Did you know that U.S. fire departments responded to an estimated 369,500 home structure fires in 2013? And that these fires caused 2,755 deaths, 12,200 civilian injuries and $7 billion in direct damage?
Statistics like these highlight the importance of knowing how to prevent—and react to—fires. That’s the goal of Fire Prevention Week, an awareness campaign sponsored by the National Fire Protection Association.
One person who knows a lot about fire safety is Tom Mueller. Tom owns KLM Insurance Agency in Barrington, Illinois. Before owning his own agency, Tom was fighting fires for more than two decades. Learn some of his top fire safety tips—and one of the most memorable calls he’s responded to.
How did you decide to become a firefighter?
My dad was a lieutenant in the Chicago Fire Department, so that’s what I knew growing up. He was decorated for valor twice by the mayor and was a member of the first fire company at Chicago's famous “Our Lady of the Angels School Fire” in 1958.
I went to the University of Texas, where I graduated with a Fire Science degree. From there, I served as a firefighter specialist with the U.S. Air Force before working as a professional firefighter and paramedic with the Schaumburg Fire Department, in a suburb of Chicago. This is the second-largest fire department in Illinois.
I worked in a firefighter capacity for 25 years while working as an insurance agent on the side. My dad always had a second job. That’s because the pay for firefighters was low and he worked 24 hours on with 48 hours off, so it was possible. I always saw him working two jobs, which I thought was natural.

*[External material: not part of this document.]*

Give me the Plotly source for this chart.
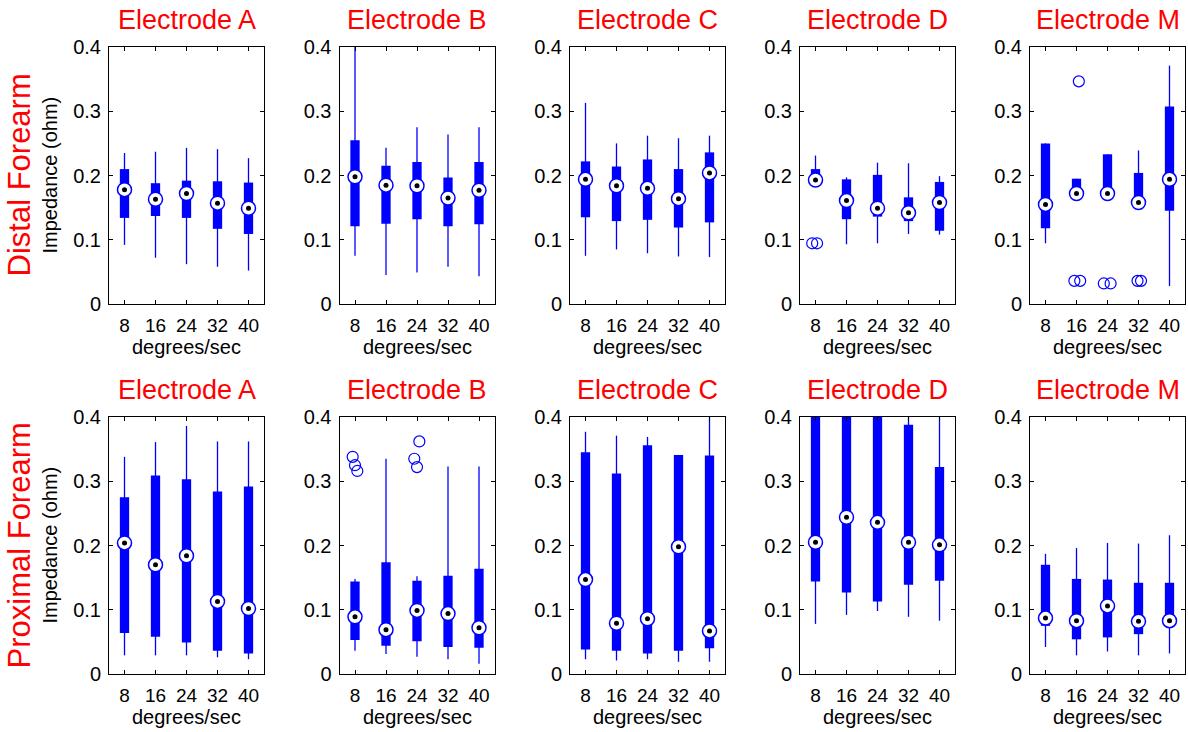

How does your background as a firefighter serve you as an insurance agent?
They dovetail together in several ways. For instance, I make a point of inspecting all the houses and commercial buildings my agency insures. Most people wouldn’t see the things I see. When I see a fire hazard, I am proactive about letting the homeowner or business owner know about it. Most people are glad to know about the risk and how to fix it.
What are some of the most common fire hazards you see?
I always start in the basement, where there’s a propensity for fires to start. I often see combustible materials and other clutter stored too close to furnaces.
Overloading electrical circuits, ignoring frayed cords and running extension cords as a permanent source of power are also common hazards. Extension cords should only be used temporarily.
Candles are another major source of fires. If you use them, make sure they are in a glass jar—and never leave them unattended.
Around the holidays, you see live Christmas trees that aren’t properly watered. There’s a lot of potential for them to catch fire if they don’t get enough water.
What are some of your other top tips when it comes to preventing—or dealing with—fires?
It’s really important to talk with your household members about escape plans. This is important even if you have little kids—talking about the plan and play acting it could be a lifesaver.
Speaking of kids, it’s important to keep a close eye on them. The things we take for granted about fire safety are not things they know.
You also want to make sure you not only have fire extinguishers in your house, but also know how to use them. Most people have no idea how to use them properly—they don’t realize that you need to stand back a good distance. Most fire departments offer training on how to properly use a fire extinguisher.
If you’re ever in a fire, remember to always stay low to the ground. Standing up will only expose you to the worst part of the smoke and the heat. Also remember to always close the door behind you, if possible, in order to contain the fire.
What’s one of the most memorable calls you’ve responded to?
I was once in charge of an engine company when a new guy named Brian came on. Like all new guys, he was excited to catch his first fire.
It ended up being a call for a townhouse fire; as we pulled up, you could see black smoke puffing out from under the eves. The fire had a pretty good start.
Our first task was life safety—double checking that all the occupants of the home were accounted for and out of the building. I then assessed the seat of the fire. (That’s the origin or location of the fire.) This is important because as the fire gets more intense, it gives off a great deal of smoke and it’s hard to see where the fire started. Without knowing that, you don’t know how to direct the engine company with regard to the hose stream.
We determined the fire was in the attached garage; once we “opened up the hose line” (slang for charging the hose with water), it became impossible to see. That’s because the water creates heavy smoke and steam. Brian, the new guy on the “tip” (slang for nozzle), was aggressive in moving forward. But he was slowing down as we gained entry.
Well, we soon found out why. When the overhead door was opened and the air cleared, we saw that Brian got his air tank caught on a burned up bicycle. He actually put out a fire with a bicycle that was burned to a crisp on his back!
No one was injured, and a lady from the neighborhood snapped a photo of our crew after the fire. (See it in the slideshow above.)